Había unos rasgos comunes en estos y otros nostromos con los que coincidí. En primer lugar, su necesaria capacidad de liderazgo, de hacerse respetar y obedecer por sus subordinados. No recuerdo que jamás un contramaestre tuviese que acudir al primer oficial o al capitán para quejarse de la actitud o de pequeños actos de indisciplina de un marinero; la “ropa sucia”, si la había, se lavaba en la camareta de la marinería y sólo los casos muy graves trascendían hasta el puente. También resultaba destacable su habilidad para comunicarse con el personal de tierra: estibadores, amarradores, boteros o aguadores, fuesen europeos de cualquier nacionalidad, africanos, árabes o americanos. A pesar de no dominar lengua extranjera alguna, el contramaestre se hacía entender sin problemas, mediante cuatro palabras de “pichinglis”, otras cuatro aprendidas de cualquier manera del idioma local y, en defecto de lo anterior, mediante el lenguaje universal de los signos más elementales. Finalmente, su fino instinto para conservar y saber localizar en todo momento en su sancta sanctorum privativo, el pañol de proa, cualquier útil o material que en un momento dado resultase necesario y que nadie más sospechaba que pudiese hallarse a bordo.

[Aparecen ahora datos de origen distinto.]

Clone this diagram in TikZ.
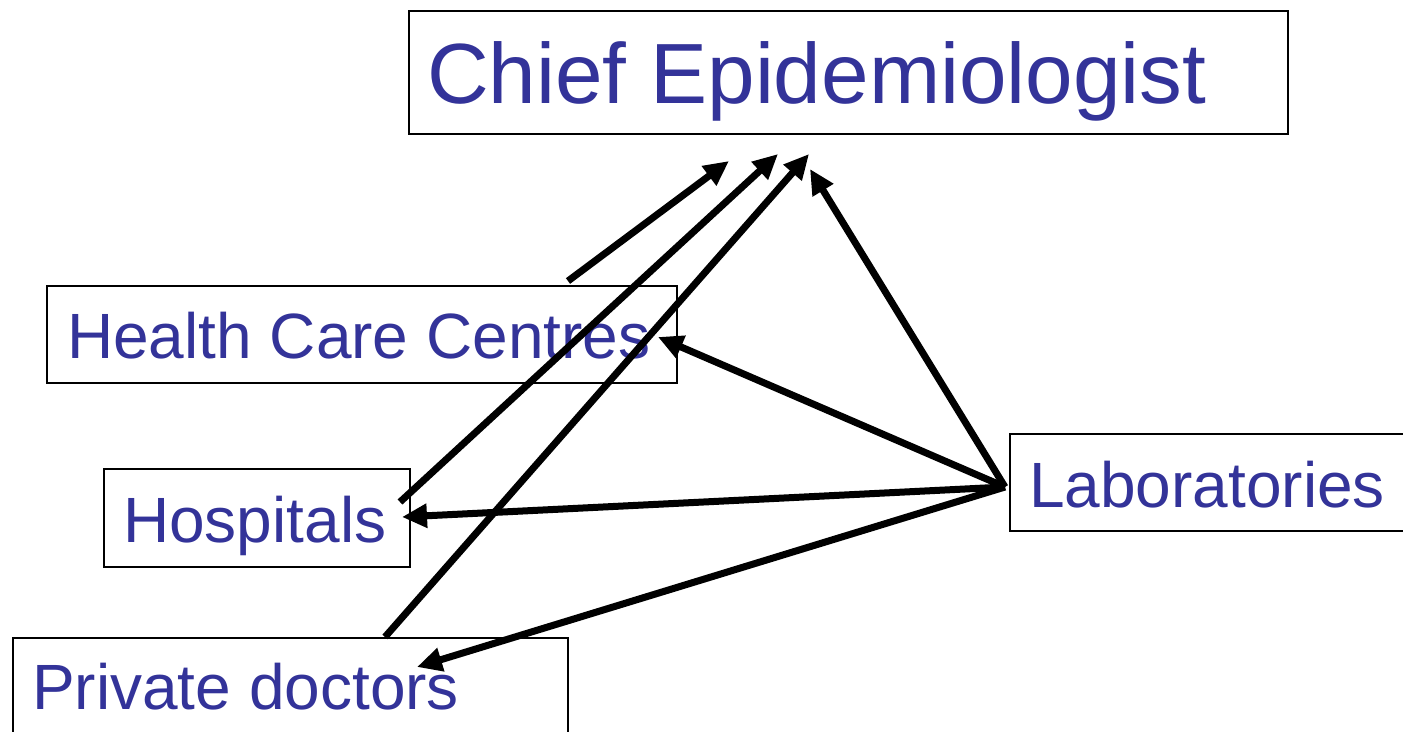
\documentclass[tikz,border=0pt]{standalone}
\usepackage{fontspec}
\setmainfont{Liberation Sans}
\usetikzlibrary{arrows.meta}
\definecolor{txt}{HTML}{333399}
\begin{document}
\begin{tikzpicture}[x=1pt,y=-1pt,
  box/.style={draw=black,line width=1.8pt,rectangle,inner sep=0pt,anchor=north west},
  lbl/.style={text=txt,anchor=base west,inner sep=0pt},
  big/.style={font=\fontsize{85.5}{100}\selectfont},
  med/.style={font=\fontsize{64}{76}\selectfont},
  arr/.style={line width=7pt,-{Triangle[length=25pt,width=23pt]}}]
\useasboundingbox (0,0) rectangle (1403,731);
\clip (0,0) rectangle (1403,731);
% boxes
\node[box,minimum width=879pt,minimum height=123pt] (chiefbox) at (408,10) {};
\node[box,minimum width=630pt,minimum height=97pt] (hccbox) at (46,285) {};
\node[box,minimum width=306pt,minimum height=98pt] (hospbox) at (103,468) {};
\node[box,minimum width=420pt,minimum height=97pt] (labbox) at (1009,433) {};
\node[box,minimum width=555pt,minimum height=130pt] (pdbox) at (12,637) {};
% labels
\node[lbl,big] (chief) at (427,103) {Chief Epidemiologist};
\node[lbl,med] (hcc) at (67,358) {Health Care Centres};
\node[lbl,med] (hosp) at (123,542) {Hospitals};
\node[lbl,med] (lab) at (1029,507) {Laboratories};
\node[lbl,med] (pd) at (32,709) {Private doctors};
% connector points
\coordinate (labsrc) at (1005,487);
\coordinate (hccsrc) at (568,281);
\coordinate (hospsrc) at (400,502);
\coordinate (pdsrc) at (385,637);
\coordinate (t1) at (729,161);
\coordinate (t2) at (778,154);
\coordinate (t3) at (809,154);
\coordinate (t4) at (810,169);
\coordinate (hcctip) at (658,337);
\coordinate (hosptip) at (402,517);
\coordinate (pdtip) at (417,667);
% arrows
\draw[arr] (hccsrc) -- (t1);
\draw[arr] (hospsrc) -- (t2);
\draw[arr] (pdsrc) -- (t3);
\draw[arr] (labsrc) -- (t4);
\draw[arr] (labsrc) -- (hcctip);
\draw[arr] (labsrc) -- (hosptip);
\draw[arr] (labsrc) -- (pdtip);
\end{tikzpicture}
\end{document}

Para un jovencísimo oficial, fuese alumno de náutica o tercer piloto, el trato con el contramaestre significaba un cierto reto. Un mínimo de prudencia y de tacto resultaban imprescindibles. Además de la diferencia de edad, separaba a unos y otro todo un mundo de experiencia personal y profesional. En buena lógica, lo más conveniente para los primeros era ganarse la estimación y el respeto del nostramo con buenas maneras, con una cierta dosis de humildad y con muestras evidentes de voluntad de aprender de alguien que, por meras razones de jerarquía a bordo, venía obligado a tratarnos de Don Tal o Don Cual, aunque generacionalmente pudiésemos ser nietos suyos. En otras palabras, evitar “ir de sobrados” y tratar de absorber el máximo de conocimientos prácticos, que tanta falta nos hacían, de aquellos auténticos “lobos de mar”. Recuerdo bien la complacencia y santa paciencia con la que el asturiano-galaico Manuel me enseñó a realizar algunas labores de cabullería, incluso una complicada piña de “culo de puerco”, que posiblemente debo conservar todavía en el fondo de algún armario…
A veces pienso, con cierta nostalgia, que esta clase de personajes pertenecen ya a un pasado irremediablemente perdido en la noche de los tiempos. Dudo mucho que los actuales capitanes y pilotos de la Marina Mercante actual puedan contar todavía con la colaboración inestimable de unos nostromos como aquellos, de aquellos veteranos mandos intermedios que —tras toda una vida en el mar— tantos pequeños (o no tan pequeños) problemas sabían resolver, en el pequeño pero complejo mundo de un buque.